**Collected material**.

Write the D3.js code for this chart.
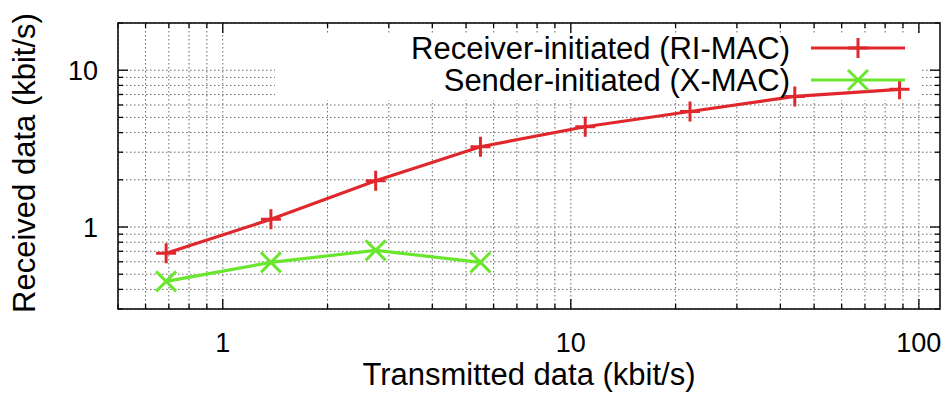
<!DOCTYPE html>
<html>
<head>
<meta charset="utf-8">
<script src="https://cdn.jsdelivr.net/npm/d3@7"></script>
<style>
  body { margin: 0; background: #fff; }
  text { font-family: "Liberation Sans", Arial, Helvetica, sans-serif; fill: #000; }
</style>
</head>
<body>
<div id="chart"></div>
<script>
// data
let transmitted = [0.6875, 1.375, 2.75, 5.5, 11, 22, 44, 88];
let riMac = [0.68, 1.12, 1.97, 3.25, 4.36, 5.45, 6.8, 7.55];
let xMac = [0.45, 0.595, 0.71, 0.595];
let xTickLabels = [1, 10, 100];
let yTickLabels = [1, 10];
let seriesNames = ["Receiver-initiated (RI-MAC)", "Sender-initiated (X-MAC)"];

let width = 943;
let height = 403;

let margin = {
    top: 23,
    right: 3,
    bottom: 94,
    left: 118
};

let svg = d3.select("#chart")
    .append("svg")
    .attr("width", width)
    .attr("height", height)
    .append("g")
    .attr("transform", "translate(" + margin.left + "," + margin.top + ")");

width = width - margin.left - margin.right;
height = height - margin.top - margin.bottom;

let x = d3.scaleLog()
    .domain([0.5, 115])
    .range([0, width]);

let y = d3.scaleLog()
    .domain([0.3, 20])
    .range([height, 0]);

let xGrid = x.ticks();
let yGrid = y.ticks();

// dotted grid
svg.append("g")
    .selectAll("line")
    .data(xGrid)
    .enter()
    .append("line")
    .attr("x1", d => x(d))
    .attr("x2", d => x(d))
    .attr("y1", 0)
    .attr("y2", height)
    .style("stroke", "#666")
    .style("stroke-width", 1)
    .style("stroke-dasharray", "1.5,2.5");

svg.append("g")
    .selectAll("line")
    .data(yGrid)
    .enter()
    .append("line")
    .attr("x1", 0)
    .attr("x2", width)
    .attr("y1", d => y(d))
    .attr("y2", d => y(d))
    .style("stroke", "#666")
    .style("stroke-width", 1)
    .style("stroke-dasharray", "1.5,2.5");

// opaque key area
svg.append("rect")
    .attr("x", 157)
    .attr("y", 10)
    .attr("width", 645)
    .attr("height", 67)
    .style("fill", "#fff");

// tick marks on all four sides
let isMajor = d => Math.abs(Math.log10(d) - Math.round(Math.log10(d))) < 1e-9;

let ticks = svg.append("g").style("stroke", "#000").style("stroke-width", 1.3);
xGrid.forEach(d => {
    let len = isMajor(d) ? 10 : 5;
    ticks.append("line").attr("x1", x(d)).attr("x2", x(d)).attr("y1", height).attr("y2", height - len);
    ticks.append("line").attr("x1", x(d)).attr("x2", x(d)).attr("y1", 0).attr("y2", len);
});
yGrid.forEach(d => {
    let len = isMajor(d) ? 10 : 5;
    ticks.append("line").attr("x1", 0).attr("x2", len).attr("y1", y(d)).attr("y2", y(d));
    ticks.append("line").attr("x1", width).attr("x2", width - len).attr("y1", y(d)).attr("y2", y(d));
});

// frame
svg.append("rect")
    .attr("width", width)
    .attr("height", height)
    .style("fill", "none")
    .style("stroke", "#111")
    .style("stroke-width", 1.6);

// tick labels
svg.append("g")
    .selectAll("text")
    .data(xTickLabels)
    .enter()
    .append("text")
    .attr("x", d => x(d))
    .attr("y", height + 43)
    .attr("text-anchor", "middle")
    .style("font-size", "27px")
    .text(d => d);

svg.append("g")
    .selectAll("text")
    .data(yTickLabels)
    .enter()
    .append("text")
    .attr("x", -20)
    .attr("y", d => y(d) + 10)
    .attr("text-anchor", "end")
    .style("font-size", "27px")
    .text(d => d);

// axis titles
svg.append("text")
    .attr("text-anchor", "middle")
    .attr("x", width / 2)
    .attr("y", height + 76)
    .style("font-size", "31px")
    .text("Transmitted data (kbit/s)");

svg.append("text")
    .attr("text-anchor", "middle")
    .attr("transform", "translate(-83," + (height / 2 - 3) + ") rotate(-90)")
    .style("font-size", "31px")
    .text("Received data (kbit/s)");

// series
let red = "#e0282c";
let green = "#6ae62e";

let line = d3.line()
    .x(d => x(d[0]))
    .y(d => y(d[1]));

let riPts = riMac.map((v, i) => [transmitted[i], v]);
let xPts = xMac.map((v, i) => [transmitted[i], v]);

function plus(g, cx, cy, s, color) {
    g.append("path")
        .attr("d", "M" + (cx - s) + "," + cy + "H" + (cx + s) + "M" + cx + "," + (cy - s) + "V" + (cy + s))
        .style("stroke", color)
        .style("stroke-width", 3)
        .style("fill", "none");
}

function cross(g, cx, cy, s, color) {
    g.append("path")
        .attr("d", "M" + (cx - s) + "," + (cy - s) + "L" + (cx + s) + "," + (cy + s) +
                   "M" + (cx - s) + "," + (cy + s) + "L" + (cx + s) + "," + (cy - s))
        .style("stroke", color)
        .style("stroke-width", 3)
        .style("fill", "none");
}

svg.append("path")
    .datum(xPts)
    .attr("d", line)
    .style("fill", "none")
    .style("stroke", green)
    .style("stroke-width", 3.2);

let xMarks = svg.append("g");
xPts.forEach(d => cross(xMarks, x(d[0]), y(d[1]), 10, green));

svg.append("path")
    .datum(riPts)
    .attr("d", line)
    .style("fill", "none")
    .style("stroke", red)
    .style("stroke-width", 3.2);

let riMarks = svg.append("g");
riPts.forEach(d => plus(riMarks, x(d[0]), y(d[1]), 10, red));

// key
let key = svg.append("g");
let keyColors = [red, green];
seriesNames.forEach((name, i) => {
    let ky = 25 + i * 32;
    key.append("text")
        .attr("x", 672)
        .attr("y", ky + 11)
        .attr("text-anchor", "end")
        .style("font-size", "31px")
        .text(name);
    key.append("line")
        .attr("x1", 693)
        .attr("x2", 787)
        .attr("y1", ky)
        .attr("y2", ky)
        .style("stroke", keyColors[i])
        .style("stroke-width", 3.2);
    if (i === 0) plus(key, 740, ky, 10, red);
    else cross(key, 740, ky, 10, green);
});
</script>
</body>
</html>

**What is asked**. Print the complete listing exactly, apart from any pictures.

**Result of the task**.
Write the D3.js code for this chart.
<!DOCTYPE html>
<html>
<head>
<meta charset="utf-8">
<script src="https://cdn.jsdelivr.net/npm/d3@7"></script>
<style>
  body { margin: 0; background: #fff; }
  text { font-family: "Liberation Sans", Arial, Helvetica, sans-serif; fill: #000; }
</style>
</head>
<body>
<div id="chart"></div>
<script>
// data
let transmitted = [0.6875, 1.375, 2.75, 5.5, 11, 22, 44, 88];
let riMac = [0.68, 1.12, 1.97, 3.25, 4.36, 5.45, 6.8, 7.55];
let xMac = [0.45, 0.595, 0.71, 0.595];
let xTickLabels = [1, 10, 100];
let yTickLabels = [1, 10];
let seriesNames = ["Receiver-initiated (RI-MAC)", "Sender-initiated (X-MAC)"];

let width = 943;
let height = 403;

let margin = {
    top: 23,
    right: 3,
    bottom: 94,
    left: 118
};

let svg = d3.select("#chart")
    .append("svg")
    .attr("width", width)
    .attr("height", height)
    .append("g")
    .attr("transform", "translate(" + margin.left + "," + margin.top + ")");

width = width - margin.left - margin.right;
height = height - margin.top - margin.bottom;

let x = d3.scaleLog()
    .domain([0.5, 115])
    .range([0, width]);

let y = d3.scaleLog()
    .domain([0.3, 20])
    .range([height, 0]);

let xGrid = x.ticks();
let yGrid = y.ticks();

// dotted grid
svg.append("g")
    .selectAll("line")
    .data(xGrid)
    .enter()
    .append("line")
    .attr("x1", d => x(d))
    .attr("x2", d => x(d))
    .attr("y1", 0)
    .attr("y2", height)
    .style("stroke", "#666")
    .style("stroke-width", 1)
    .style("stroke-dasharray", "1.5,2.5");

svg.append("g")
    .selectAll("line")
    .data(yGrid)
    .enter()
    .append("line")
    .attr("x1", 0)
    .attr("x2", width)
    .attr("y1", d => y(d))
    .attr("y2", d => y(d))
    .style("stroke", "#666")
    .style("stroke-width", 1)
    .style("stroke-dasharray", "1.5,2.5");

// opaque key area
svg.append("rect")
    .attr("x", 157)
    .attr("y", 10)
    .attr("width", 645)
    .attr("height", 67)
    .style("fill", "#fff");

// tick marks on all four sides
let isMajor = d => Math.abs(Math.log10(d) - Math.round(Math.log10(d))) < 1e-9;

let ticks = svg.append("g").style("stroke", "#000").style("stroke-width", 1.3);
xGrid.forEach(d => {
    let len = isMajor(d) ? 10 : 5;
    ticks.append("line").attr("x1", x(d)).attr("x2", x(d)).attr("y1", height).attr("y2", height - len);
    ticks.append("line").attr("x1", x(d)).attr("x2", x(d)).attr("y1", 0).attr("y2", len);
});
yGrid.forEach(d => {
    let len = isMajor(d) ? 10 : 5;
    ticks.append("line").attr("x1", 0).attr("x2", len).attr("y1", y(d)).attr("y2", y(d));
    ticks.append("line").attr("x1", width).attr("x2", width - len).attr("y1", y(d)).attr("y2", y(d));
});

// frame
svg.append("rect")
    .attr("width", width)
    .attr("height", height)
    .style("fill", "none")
    .style("stroke", "#111")
    .style("stroke-width", 1.6);

// tick labels
svg.append("g")
    .selectAll("text")
    .data(xTickLabels)
    .enter()
    .append("text")
    .attr("x", d => x(d))
    .attr("y", height + 43)
    .attr("text-anchor", "middle")
    .style("font-size", "27px")
    .text(d => d);

svg.append("g")
    .selectAll("text")
    .data(yTickLabels)
    .enter()
    .append("text")
    .attr("x", -20)
    .attr("y", d => y(d) + 10)
    .attr("text-anchor", "end")
    .style("font-size", "27px")
    .text(d => d);

// axis titles
svg.append("text")
    .attr("text-anchor", "middle")
    .attr("x", width / 2)
    .attr("y", height + 76)
    .style("font-size", "31px")
    .text("Transmitted data (kbit/s)");

svg.append("text")
    .attr("text-anchor", "middle")
    .attr("transform", "translate(-83," + (height / 2 - 3) + ") rotate(-90)")
    .style("font-size", "31px")
    .text("Received data (kbit/s)");

// series
let red = "#e0282c";
let green = "#6ae62e";

let line = d3.line()
    .x(d => x(d[0]))
    .y(d => y(d[1]));

let riPts = riMac.map((v, i) => [transmitted[i], v]);
let xPts = xMac.map((v, i) => [transmitted[i], v]);

function plus(g, cx, cy, s, color) {
    g.append("path")
        .attr("d", "M" + (cx - s) + "," + cy + "H" + (cx + s) + "M" + cx + "," + (cy - s) + "V" + (cy + s))
        .style("stroke", color)
        .style("stroke-width", 3)
        .style("fill", "none");
}

function cross(g, cx, cy, s, color) {
    g.append("path")
        .attr("d", "M" + (cx - s) + "," + (cy - s) + "L" + (cx + s) + "," + (cy + s) +
                   "M" + (cx - s) + "," + (cy + s) + "L" + (cx + s) + "," + (cy - s))
        .style("stroke", color)
        .style("stroke-width", 3)
        .style("fill", "none");
}

svg.append("path")
    .datum(xPts)
    .attr("d", line)
    .style("fill", "none")
    .style("stroke", green)
    .style("stroke-width", 3.2);

let xMarks = svg.append("g");
xPts.forEach(d => cross(xMarks, x(d[0]), y(d[1]), 10, green));

svg.append("path")
    .datum(riPts)
    .attr("d", line)
    .style("fill", "none")
    .style("stroke", red)
    .style("stroke-width", 3.2);

let riMarks = svg.append("g");
riPts.forEach(d => plus(riMarks, x(d[0]), y(d[1]), 10, red));

// key
let key = svg.append("g");
let keyColors = [red, green];
seriesNames.forEach((name, i) => {
    let ky = 25 + i * 32;
    key.append("text")
        .attr("x", 672)
        .attr("y", ky + 11)
        .attr("text-anchor", "end")
        .style("font-size", "31px")
        .text(name);
    key.append("line")
        .attr("x1", 693)
        .attr("x2", 787)
        .attr("y1", ky)
        .attr("y2", ky)
        .style("stroke", keyColors[i])
        .style("stroke-width", 3.2);
    if (i === 0) plus(key, 740, ky, 10, red);
    else cross(key, 740, ky, 10, green);
});
</script>
</body>
</html>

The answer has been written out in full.